▶ [Work to complete]:
Return each line of the records holding the string "this".

▶ [Data supplied]:
-*-*-

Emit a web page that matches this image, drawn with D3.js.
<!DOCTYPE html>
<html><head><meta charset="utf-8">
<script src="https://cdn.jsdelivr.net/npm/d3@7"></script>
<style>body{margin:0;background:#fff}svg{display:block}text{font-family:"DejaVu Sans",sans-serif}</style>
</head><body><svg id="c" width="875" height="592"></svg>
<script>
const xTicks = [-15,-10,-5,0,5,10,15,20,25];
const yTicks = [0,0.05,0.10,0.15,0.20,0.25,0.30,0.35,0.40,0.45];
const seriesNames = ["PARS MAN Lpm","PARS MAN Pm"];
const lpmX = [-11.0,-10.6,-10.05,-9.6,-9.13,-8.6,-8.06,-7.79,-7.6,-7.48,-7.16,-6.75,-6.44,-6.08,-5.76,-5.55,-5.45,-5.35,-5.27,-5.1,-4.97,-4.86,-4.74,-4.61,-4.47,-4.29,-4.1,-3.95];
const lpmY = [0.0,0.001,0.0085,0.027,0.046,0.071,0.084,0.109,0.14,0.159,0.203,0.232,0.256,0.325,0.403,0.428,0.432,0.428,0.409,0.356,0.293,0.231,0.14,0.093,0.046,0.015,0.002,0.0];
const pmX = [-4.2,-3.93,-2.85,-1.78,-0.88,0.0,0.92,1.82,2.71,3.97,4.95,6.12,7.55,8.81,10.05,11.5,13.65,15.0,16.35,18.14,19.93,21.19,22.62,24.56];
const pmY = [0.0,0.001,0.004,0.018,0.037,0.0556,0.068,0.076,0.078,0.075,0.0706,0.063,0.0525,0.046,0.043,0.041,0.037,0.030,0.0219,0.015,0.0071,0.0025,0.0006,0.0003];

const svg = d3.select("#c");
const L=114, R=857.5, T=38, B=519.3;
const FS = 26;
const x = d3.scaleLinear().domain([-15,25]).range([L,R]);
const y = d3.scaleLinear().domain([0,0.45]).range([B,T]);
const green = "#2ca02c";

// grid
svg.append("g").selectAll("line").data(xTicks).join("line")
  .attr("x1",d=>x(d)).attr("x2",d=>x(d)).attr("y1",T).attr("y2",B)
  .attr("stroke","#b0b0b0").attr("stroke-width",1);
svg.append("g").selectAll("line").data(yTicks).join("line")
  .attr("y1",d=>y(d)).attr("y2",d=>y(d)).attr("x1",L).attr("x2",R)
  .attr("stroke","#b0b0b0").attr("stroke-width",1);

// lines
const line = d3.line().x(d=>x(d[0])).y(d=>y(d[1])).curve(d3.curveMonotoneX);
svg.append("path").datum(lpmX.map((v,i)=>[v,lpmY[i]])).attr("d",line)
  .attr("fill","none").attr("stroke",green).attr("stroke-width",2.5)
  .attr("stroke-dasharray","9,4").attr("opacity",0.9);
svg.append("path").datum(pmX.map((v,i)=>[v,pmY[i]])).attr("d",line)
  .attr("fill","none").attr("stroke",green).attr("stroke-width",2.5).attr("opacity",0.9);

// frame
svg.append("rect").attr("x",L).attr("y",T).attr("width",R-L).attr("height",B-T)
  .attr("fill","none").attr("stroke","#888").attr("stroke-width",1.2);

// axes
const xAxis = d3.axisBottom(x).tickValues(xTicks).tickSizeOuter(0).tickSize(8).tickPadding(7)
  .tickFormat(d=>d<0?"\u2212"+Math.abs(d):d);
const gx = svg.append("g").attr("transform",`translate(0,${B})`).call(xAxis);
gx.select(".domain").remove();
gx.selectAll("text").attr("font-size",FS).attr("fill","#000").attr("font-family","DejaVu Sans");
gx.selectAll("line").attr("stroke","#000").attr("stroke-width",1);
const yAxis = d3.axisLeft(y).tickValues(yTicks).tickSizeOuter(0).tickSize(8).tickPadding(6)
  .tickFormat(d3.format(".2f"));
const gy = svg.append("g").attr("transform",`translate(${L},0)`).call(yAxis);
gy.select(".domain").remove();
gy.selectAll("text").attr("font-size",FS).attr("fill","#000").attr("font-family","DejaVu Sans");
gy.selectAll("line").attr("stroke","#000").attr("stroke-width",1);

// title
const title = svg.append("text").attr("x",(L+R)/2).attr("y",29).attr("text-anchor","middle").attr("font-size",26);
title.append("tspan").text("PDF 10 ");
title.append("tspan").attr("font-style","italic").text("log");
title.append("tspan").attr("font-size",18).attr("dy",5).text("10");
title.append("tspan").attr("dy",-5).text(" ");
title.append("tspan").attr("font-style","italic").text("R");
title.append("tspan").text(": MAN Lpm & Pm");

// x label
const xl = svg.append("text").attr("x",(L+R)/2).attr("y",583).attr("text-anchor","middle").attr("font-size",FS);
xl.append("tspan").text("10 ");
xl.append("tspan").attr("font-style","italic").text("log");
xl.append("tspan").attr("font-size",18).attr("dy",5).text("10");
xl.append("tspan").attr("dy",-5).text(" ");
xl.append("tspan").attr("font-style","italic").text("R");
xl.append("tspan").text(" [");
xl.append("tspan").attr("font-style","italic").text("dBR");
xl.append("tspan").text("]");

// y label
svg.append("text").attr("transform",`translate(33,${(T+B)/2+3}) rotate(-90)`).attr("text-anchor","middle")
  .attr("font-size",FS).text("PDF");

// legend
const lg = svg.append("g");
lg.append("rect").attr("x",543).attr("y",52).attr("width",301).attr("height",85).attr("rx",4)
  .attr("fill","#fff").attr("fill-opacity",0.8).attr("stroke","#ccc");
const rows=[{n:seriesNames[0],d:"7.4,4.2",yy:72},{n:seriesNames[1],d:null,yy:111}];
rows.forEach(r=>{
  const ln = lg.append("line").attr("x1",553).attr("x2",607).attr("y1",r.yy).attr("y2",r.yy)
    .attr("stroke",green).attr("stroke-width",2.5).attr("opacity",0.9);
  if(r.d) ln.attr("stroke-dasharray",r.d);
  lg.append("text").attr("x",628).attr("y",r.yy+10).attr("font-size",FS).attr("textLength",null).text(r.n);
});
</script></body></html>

-*-*-

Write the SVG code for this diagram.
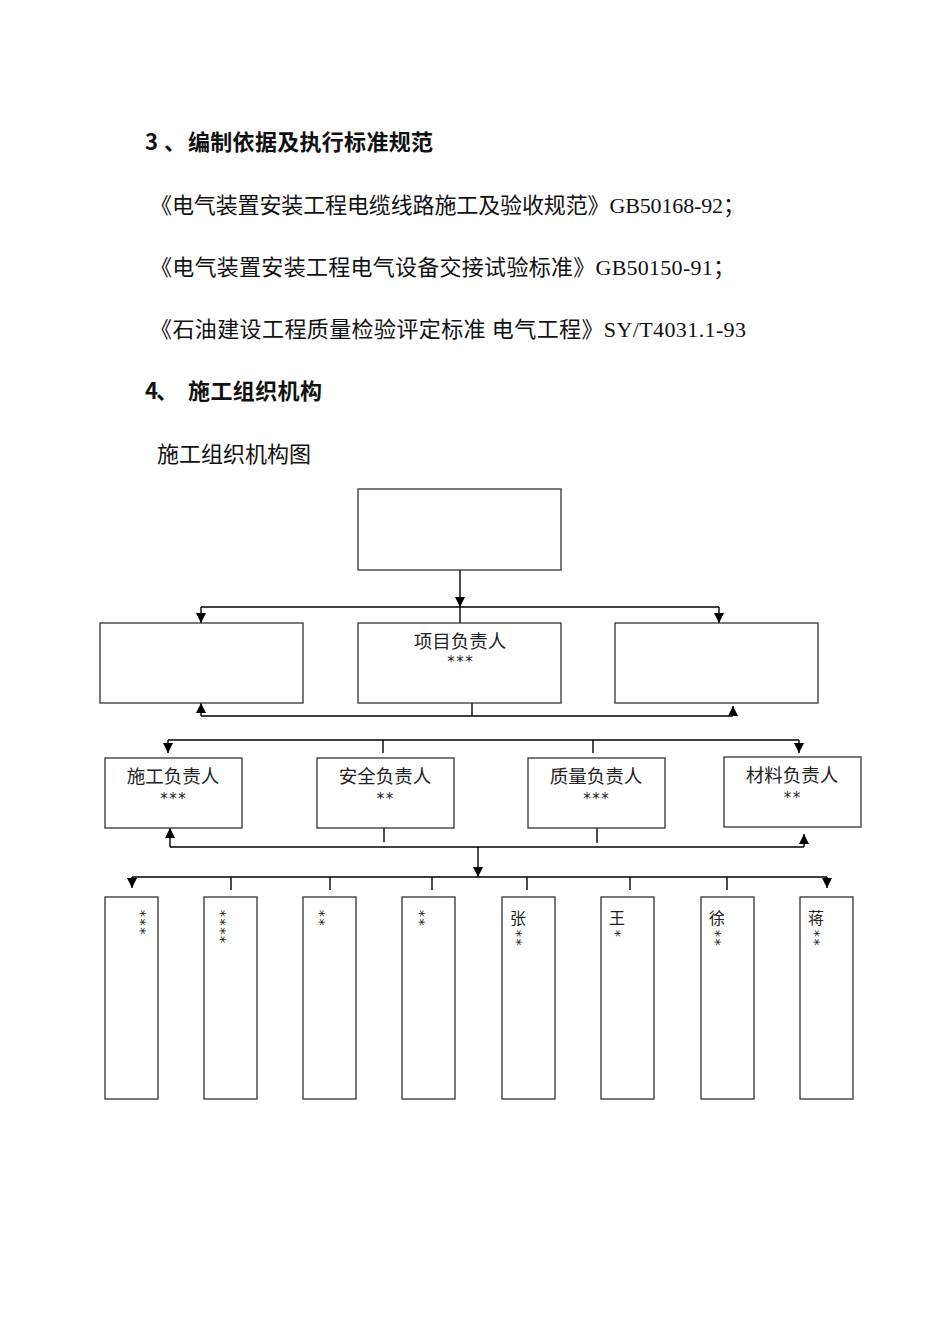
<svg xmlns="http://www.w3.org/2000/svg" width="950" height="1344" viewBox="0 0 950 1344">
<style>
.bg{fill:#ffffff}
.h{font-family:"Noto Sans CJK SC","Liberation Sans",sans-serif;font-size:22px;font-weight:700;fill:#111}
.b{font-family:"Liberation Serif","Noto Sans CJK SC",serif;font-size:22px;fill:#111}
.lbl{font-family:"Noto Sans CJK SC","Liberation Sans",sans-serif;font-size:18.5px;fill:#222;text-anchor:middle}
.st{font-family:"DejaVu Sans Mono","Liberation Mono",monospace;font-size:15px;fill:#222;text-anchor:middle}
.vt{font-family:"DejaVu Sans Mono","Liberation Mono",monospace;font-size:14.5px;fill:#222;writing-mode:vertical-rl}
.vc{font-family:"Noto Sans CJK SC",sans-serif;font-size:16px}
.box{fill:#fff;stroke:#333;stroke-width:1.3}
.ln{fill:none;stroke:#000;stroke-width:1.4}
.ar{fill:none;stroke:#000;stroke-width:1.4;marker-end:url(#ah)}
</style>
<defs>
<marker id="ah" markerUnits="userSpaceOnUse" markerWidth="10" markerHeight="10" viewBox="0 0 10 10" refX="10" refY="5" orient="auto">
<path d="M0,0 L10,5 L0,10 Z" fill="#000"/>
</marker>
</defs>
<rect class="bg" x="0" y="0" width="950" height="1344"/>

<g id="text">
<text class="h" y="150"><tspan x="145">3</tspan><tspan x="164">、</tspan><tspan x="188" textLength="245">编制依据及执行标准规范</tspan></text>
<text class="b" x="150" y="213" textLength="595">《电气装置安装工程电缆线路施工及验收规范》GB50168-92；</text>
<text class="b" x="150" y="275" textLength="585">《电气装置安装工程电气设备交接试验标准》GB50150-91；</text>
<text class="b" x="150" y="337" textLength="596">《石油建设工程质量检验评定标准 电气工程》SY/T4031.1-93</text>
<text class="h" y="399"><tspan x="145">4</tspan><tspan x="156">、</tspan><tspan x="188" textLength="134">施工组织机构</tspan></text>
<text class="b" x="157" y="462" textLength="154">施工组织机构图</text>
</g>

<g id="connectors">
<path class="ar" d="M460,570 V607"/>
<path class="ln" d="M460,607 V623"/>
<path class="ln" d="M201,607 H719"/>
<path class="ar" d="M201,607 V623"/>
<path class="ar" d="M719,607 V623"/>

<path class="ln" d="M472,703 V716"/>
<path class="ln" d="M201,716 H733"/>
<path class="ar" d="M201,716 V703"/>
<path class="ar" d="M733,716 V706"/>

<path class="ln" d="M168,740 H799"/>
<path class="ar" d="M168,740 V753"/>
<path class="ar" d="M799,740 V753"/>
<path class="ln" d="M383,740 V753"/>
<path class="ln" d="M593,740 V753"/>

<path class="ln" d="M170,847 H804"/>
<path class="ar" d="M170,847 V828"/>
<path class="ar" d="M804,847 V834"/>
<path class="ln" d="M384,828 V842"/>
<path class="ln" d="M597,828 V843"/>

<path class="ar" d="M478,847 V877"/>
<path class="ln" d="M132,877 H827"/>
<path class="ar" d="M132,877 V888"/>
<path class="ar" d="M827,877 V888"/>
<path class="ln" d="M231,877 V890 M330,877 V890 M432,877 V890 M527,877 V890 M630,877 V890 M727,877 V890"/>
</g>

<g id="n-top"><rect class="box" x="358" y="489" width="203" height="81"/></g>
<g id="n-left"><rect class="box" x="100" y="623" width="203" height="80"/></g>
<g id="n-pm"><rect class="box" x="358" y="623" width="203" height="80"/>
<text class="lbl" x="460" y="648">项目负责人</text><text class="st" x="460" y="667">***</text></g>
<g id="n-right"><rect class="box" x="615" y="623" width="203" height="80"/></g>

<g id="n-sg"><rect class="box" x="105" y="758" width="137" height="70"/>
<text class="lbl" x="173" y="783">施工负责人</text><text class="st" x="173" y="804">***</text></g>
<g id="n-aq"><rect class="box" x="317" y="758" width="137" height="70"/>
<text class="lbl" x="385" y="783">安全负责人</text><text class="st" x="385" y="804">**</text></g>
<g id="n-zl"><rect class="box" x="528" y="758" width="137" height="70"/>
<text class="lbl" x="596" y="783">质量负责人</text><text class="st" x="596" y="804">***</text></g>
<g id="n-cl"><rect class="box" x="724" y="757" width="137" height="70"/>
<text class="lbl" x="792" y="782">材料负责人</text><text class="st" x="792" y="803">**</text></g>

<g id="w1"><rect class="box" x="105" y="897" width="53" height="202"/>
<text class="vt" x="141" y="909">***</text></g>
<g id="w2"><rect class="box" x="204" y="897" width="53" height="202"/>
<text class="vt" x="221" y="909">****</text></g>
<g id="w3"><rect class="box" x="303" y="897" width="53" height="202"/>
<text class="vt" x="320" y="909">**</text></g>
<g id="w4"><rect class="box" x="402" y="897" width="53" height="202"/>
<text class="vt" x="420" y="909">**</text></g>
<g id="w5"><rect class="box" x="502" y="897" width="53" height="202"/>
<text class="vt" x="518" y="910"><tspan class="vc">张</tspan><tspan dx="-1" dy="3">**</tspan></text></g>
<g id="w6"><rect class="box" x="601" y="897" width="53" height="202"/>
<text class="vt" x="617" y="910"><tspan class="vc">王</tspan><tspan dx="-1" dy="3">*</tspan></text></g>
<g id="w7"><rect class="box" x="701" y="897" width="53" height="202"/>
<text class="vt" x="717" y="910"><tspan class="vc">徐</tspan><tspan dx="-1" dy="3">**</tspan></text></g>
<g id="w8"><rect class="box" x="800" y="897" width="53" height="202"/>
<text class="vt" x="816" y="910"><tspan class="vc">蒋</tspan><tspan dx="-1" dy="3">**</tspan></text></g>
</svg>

-*-*-

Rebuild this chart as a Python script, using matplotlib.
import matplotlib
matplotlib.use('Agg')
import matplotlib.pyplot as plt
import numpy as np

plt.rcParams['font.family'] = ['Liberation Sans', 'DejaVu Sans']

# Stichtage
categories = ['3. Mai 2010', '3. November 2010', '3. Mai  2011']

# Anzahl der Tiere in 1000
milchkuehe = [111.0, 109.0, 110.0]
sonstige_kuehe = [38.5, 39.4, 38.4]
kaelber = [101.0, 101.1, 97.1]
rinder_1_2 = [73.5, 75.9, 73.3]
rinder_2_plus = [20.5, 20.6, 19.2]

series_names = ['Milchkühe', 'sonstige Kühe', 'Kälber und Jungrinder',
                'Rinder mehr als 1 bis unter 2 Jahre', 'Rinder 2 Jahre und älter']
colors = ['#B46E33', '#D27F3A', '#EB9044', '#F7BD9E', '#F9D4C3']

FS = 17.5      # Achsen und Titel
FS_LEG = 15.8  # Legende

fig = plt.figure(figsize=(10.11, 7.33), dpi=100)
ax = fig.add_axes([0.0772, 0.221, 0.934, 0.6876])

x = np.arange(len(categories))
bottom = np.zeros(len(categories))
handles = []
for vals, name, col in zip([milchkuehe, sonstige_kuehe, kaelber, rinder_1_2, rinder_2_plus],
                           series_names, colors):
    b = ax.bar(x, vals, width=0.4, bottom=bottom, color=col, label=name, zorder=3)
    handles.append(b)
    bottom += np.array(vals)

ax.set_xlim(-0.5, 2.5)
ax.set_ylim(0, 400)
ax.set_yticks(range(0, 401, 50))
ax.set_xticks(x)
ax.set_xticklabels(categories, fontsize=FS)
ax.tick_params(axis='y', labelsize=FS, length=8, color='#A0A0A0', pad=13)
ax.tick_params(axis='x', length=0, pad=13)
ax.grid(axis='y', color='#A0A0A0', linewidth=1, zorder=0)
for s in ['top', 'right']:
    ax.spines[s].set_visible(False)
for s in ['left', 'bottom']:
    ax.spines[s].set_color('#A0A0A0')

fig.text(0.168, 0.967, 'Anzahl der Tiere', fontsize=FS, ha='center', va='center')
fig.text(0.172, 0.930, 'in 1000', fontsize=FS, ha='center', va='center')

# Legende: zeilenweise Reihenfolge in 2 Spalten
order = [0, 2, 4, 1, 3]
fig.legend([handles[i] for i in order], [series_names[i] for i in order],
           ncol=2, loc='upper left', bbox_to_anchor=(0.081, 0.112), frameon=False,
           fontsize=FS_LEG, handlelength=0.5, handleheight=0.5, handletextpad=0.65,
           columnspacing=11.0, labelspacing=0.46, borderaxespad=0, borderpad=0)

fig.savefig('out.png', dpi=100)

-*-*-

▶ [Completed task]:
Emit a web page that matches this image, drawn with D3.js.
Write the SVG code for this diagram.
Rebuild this chart as a Python script, using matplotlib.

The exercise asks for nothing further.